Objective:
Make an exact transcription of the material, leaving out all images.

Given data:
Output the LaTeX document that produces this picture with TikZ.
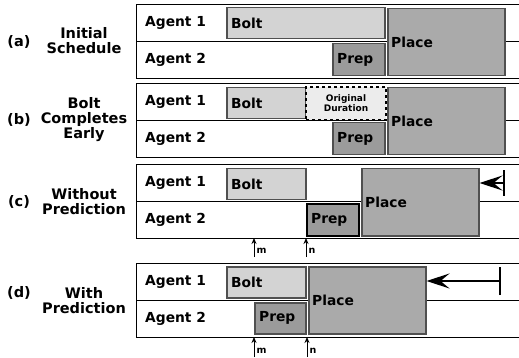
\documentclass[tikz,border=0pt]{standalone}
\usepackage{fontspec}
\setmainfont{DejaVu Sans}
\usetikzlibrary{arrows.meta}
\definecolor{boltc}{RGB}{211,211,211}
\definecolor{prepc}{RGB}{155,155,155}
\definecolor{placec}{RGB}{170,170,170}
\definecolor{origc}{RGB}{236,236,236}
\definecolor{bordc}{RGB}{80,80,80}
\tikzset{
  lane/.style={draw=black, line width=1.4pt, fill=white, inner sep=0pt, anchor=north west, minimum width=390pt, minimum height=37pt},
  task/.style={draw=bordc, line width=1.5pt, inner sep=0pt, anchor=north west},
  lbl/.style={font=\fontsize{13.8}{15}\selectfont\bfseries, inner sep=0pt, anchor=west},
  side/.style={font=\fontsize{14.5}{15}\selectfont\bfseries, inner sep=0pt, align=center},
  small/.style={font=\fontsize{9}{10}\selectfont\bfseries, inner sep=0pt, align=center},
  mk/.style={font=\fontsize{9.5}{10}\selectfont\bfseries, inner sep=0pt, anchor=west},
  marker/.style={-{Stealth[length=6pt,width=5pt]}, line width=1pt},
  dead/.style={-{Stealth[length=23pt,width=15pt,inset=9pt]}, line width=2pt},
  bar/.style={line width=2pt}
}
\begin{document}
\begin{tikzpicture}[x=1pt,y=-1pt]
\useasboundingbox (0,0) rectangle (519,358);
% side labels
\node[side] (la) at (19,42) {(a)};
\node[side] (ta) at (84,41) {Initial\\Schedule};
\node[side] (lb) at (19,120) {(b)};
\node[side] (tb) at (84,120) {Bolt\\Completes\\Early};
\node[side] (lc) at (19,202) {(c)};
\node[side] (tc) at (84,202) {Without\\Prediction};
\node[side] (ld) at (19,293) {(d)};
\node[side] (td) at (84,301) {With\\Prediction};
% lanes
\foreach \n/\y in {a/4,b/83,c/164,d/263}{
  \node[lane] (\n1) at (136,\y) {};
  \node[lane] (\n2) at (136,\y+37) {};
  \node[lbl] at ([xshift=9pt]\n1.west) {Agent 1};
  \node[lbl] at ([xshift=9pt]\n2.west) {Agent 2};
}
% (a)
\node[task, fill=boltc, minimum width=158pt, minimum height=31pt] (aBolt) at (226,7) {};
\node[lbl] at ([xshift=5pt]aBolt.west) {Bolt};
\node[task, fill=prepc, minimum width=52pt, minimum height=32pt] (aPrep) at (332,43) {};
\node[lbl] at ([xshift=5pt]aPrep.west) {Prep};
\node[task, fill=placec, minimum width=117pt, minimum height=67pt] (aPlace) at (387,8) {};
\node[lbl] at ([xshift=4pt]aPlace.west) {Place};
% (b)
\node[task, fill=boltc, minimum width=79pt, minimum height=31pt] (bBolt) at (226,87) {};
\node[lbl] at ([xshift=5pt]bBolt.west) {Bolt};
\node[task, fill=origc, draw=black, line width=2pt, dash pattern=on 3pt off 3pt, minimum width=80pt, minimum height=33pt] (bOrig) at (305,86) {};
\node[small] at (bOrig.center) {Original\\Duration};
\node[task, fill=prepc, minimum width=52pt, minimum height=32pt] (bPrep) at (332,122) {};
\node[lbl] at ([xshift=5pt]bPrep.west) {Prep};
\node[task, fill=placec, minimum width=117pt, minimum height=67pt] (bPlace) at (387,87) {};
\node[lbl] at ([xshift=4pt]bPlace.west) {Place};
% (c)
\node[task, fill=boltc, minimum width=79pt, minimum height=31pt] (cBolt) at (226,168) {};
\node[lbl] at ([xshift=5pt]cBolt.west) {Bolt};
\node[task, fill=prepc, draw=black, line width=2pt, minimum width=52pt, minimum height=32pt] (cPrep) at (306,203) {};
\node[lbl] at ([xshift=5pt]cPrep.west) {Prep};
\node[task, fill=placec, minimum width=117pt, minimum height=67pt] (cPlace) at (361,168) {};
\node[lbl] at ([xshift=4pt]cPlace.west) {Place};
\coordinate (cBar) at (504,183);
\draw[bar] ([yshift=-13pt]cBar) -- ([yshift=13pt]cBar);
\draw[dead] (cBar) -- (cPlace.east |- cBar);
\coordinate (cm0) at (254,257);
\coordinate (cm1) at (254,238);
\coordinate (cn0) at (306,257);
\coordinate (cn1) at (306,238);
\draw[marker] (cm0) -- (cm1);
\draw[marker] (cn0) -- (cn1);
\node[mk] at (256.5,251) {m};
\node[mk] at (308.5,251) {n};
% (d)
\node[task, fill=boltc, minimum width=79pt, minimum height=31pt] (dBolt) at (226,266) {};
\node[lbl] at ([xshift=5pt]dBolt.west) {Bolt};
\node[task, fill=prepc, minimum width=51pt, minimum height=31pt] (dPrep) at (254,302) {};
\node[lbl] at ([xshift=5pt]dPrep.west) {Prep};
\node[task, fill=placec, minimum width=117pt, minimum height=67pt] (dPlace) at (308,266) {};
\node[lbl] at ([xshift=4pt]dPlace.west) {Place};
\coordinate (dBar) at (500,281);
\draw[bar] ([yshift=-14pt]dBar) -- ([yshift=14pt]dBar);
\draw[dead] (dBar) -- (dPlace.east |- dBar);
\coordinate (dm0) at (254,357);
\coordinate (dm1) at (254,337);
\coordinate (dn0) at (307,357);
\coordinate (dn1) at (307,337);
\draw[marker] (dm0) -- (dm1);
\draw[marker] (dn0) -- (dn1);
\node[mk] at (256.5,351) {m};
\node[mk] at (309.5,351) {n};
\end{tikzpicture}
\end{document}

Task output:
Output the LaTeX document that produces this picture with TikZ.
\documentclass[tikz,border=0pt]{standalone}
\usepackage{fontspec}
\setmainfont{DejaVu Sans}
\usetikzlibrary{arrows.meta}
\definecolor{boltc}{RGB}{211,211,211}
\definecolor{prepc}{RGB}{155,155,155}
\definecolor{placec}{RGB}{170,170,170}
\definecolor{origc}{RGB}{236,236,236}
\definecolor{bordc}{RGB}{80,80,80}
\tikzset{
  lane/.style={draw=black, line width=1.4pt, fill=white, inner sep=0pt, anchor=north west, minimum width=390pt, minimum height=37pt},
  task/.style={draw=bordc, line width=1.5pt, inner sep=0pt, anchor=north west},
  lbl/.style={font=\fontsize{13.8}{15}\selectfont\bfseries, inner sep=0pt, anchor=west},
  side/.style={font=\fontsize{14.5}{15}\selectfont\bfseries, inner sep=0pt, align=center},
  small/.style={font=\fontsize{9}{10}\selectfont\bfseries, inner sep=0pt, align=center},
  mk/.style={font=\fontsize{9.5}{10}\selectfont\bfseries, inner sep=0pt, anchor=west},
  marker/.style={-{Stealth[length=6pt,width=5pt]}, line width=1pt},
  dead/.style={-{Stealth[length=23pt,width=15pt,inset=9pt]}, line width=2pt},
  bar/.style={line width=2pt}
}
\begin{document}
\begin{tikzpicture}[x=1pt,y=-1pt]
\useasboundingbox (0,0) rectangle (519,358);
% side labels
\node[side] (la) at (19,42) {(a)};
\node[side] (ta) at (84,41) {Initial\\Schedule};
\node[side] (lb) at (19,120) {(b)};
\node[side] (tb) at (84,120) {Bolt\\Completes\\Early};
\node[side] (lc) at (19,202) {(c)};
\node[side] (tc) at (84,202) {Without\\Prediction};
\node[side] (ld) at (19,293) {(d)};
\node[side] (td) at (84,301) {With\\Prediction};
% lanes
\foreach \n/\y in {a/4,b/83,c/164,d/263}{
  \node[lane] (\n1) at (136,\y) {};
  \node[lane] (\n2) at (136,\y+37) {};
  \node[lbl] at ([xshift=9pt]\n1.west) {Agent 1};
  \node[lbl] at ([xshift=9pt]\n2.west) {Agent 2};
}
% (a)
\node[task, fill=boltc, minimum width=158pt, minimum height=31pt] (aBolt) at (226,7) {};
\node[lbl] at ([xshift=5pt]aBolt.west) {Bolt};
\node[task, fill=prepc, minimum width=52pt, minimum height=32pt] (aPrep) at (332,43) {};
\node[lbl] at ([xshift=5pt]aPrep.west) {Prep};
\node[task, fill=placec, minimum width=117pt, minimum height=67pt] (aPlace) at (387,8) {};
\node[lbl] at ([xshift=4pt]aPlace.west) {Place};
% (b)
\node[task, fill=boltc, minimum width=79pt, minimum height=31pt] (bBolt) at (226,87) {};
\node[lbl] at ([xshift=5pt]bBolt.west) {Bolt};
\node[task, fill=origc, draw=black, line width=2pt, dash pattern=on 3pt off 3pt, minimum width=80pt, minimum height=33pt] (bOrig) at (305,86) {};
\node[small] at (bOrig.center) {Original\\Duration};
\node[task, fill=prepc, minimum width=52pt, minimum height=32pt] (bPrep) at (332,122) {};
\node[lbl] at ([xshift=5pt]bPrep.west) {Prep};
\node[task, fill=placec, minimum width=117pt, minimum height=67pt] (bPlace) at (387,87) {};
\node[lbl] at ([xshift=4pt]bPlace.west) {Place};
% (c)
\node[task, fill=boltc, minimum width=79pt, minimum height=31pt] (cBolt) at (226,168) {};
\node[lbl] at ([xshift=5pt]cBolt.west) {Bolt};
\node[task, fill=prepc, draw=black, line width=2pt, minimum width=52pt, minimum height=32pt] (cPrep) at (306,203) {};
\node[lbl] at ([xshift=5pt]cPrep.west) {Prep};
\node[task, fill=placec, minimum width=117pt, minimum height=67pt] (cPlace) at (361,168) {};
\node[lbl] at ([xshift=4pt]cPlace.west) {Place};
\coordinate (cBar) at (504,183);
\draw[bar] ([yshift=-13pt]cBar) -- ([yshift=13pt]cBar);
\draw[dead] (cBar) -- (cPlace.east |- cBar);
\coordinate (cm0) at (254,257);
\coordinate (cm1) at (254,238);
\coordinate (cn0) at (306,257);
\coordinate (cn1) at (306,238);
\draw[marker] (cm0) -- (cm1);
\draw[marker] (cn0) -- (cn1);
\node[mk] at (256.5,251) {m};
\node[mk] at (308.5,251) {n};
% (d)
\node[task, fill=boltc, minimum width=79pt, minimum height=31pt] (dBolt) at (226,266) {};
\node[lbl] at ([xshift=5pt]dBolt.west) {Bolt};
\node[task, fill=prepc, minimum width=51pt, minimum height=31pt] (dPrep) at (254,302) {};
\node[lbl] at ([xshift=5pt]dPrep.west) {Prep};
\node[task, fill=placec, minimum width=117pt, minimum height=67pt] (dPlace) at (308,266) {};
\node[lbl] at ([xshift=4pt]dPlace.west) {Place};
\coordinate (dBar) at (500,281);
\draw[bar] ([yshift=-14pt]dBar) -- ([yshift=14pt]dBar);
\draw[dead] (dBar) -- (dPlace.east |- dBar);
\coordinate (dm0) at (254,357);
\coordinate (dm1) at (254,337);
\coordinate (dn0) at (307,357);
\coordinate (dn1) at (307,337);
\draw[marker] (dm0) -- (dm1);
\draw[marker] (dn0) -- (dn1);
\node[mk] at (256.5,351) {m};
\node[mk] at (309.5,351) {n};
\end{tikzpicture}
\end{document}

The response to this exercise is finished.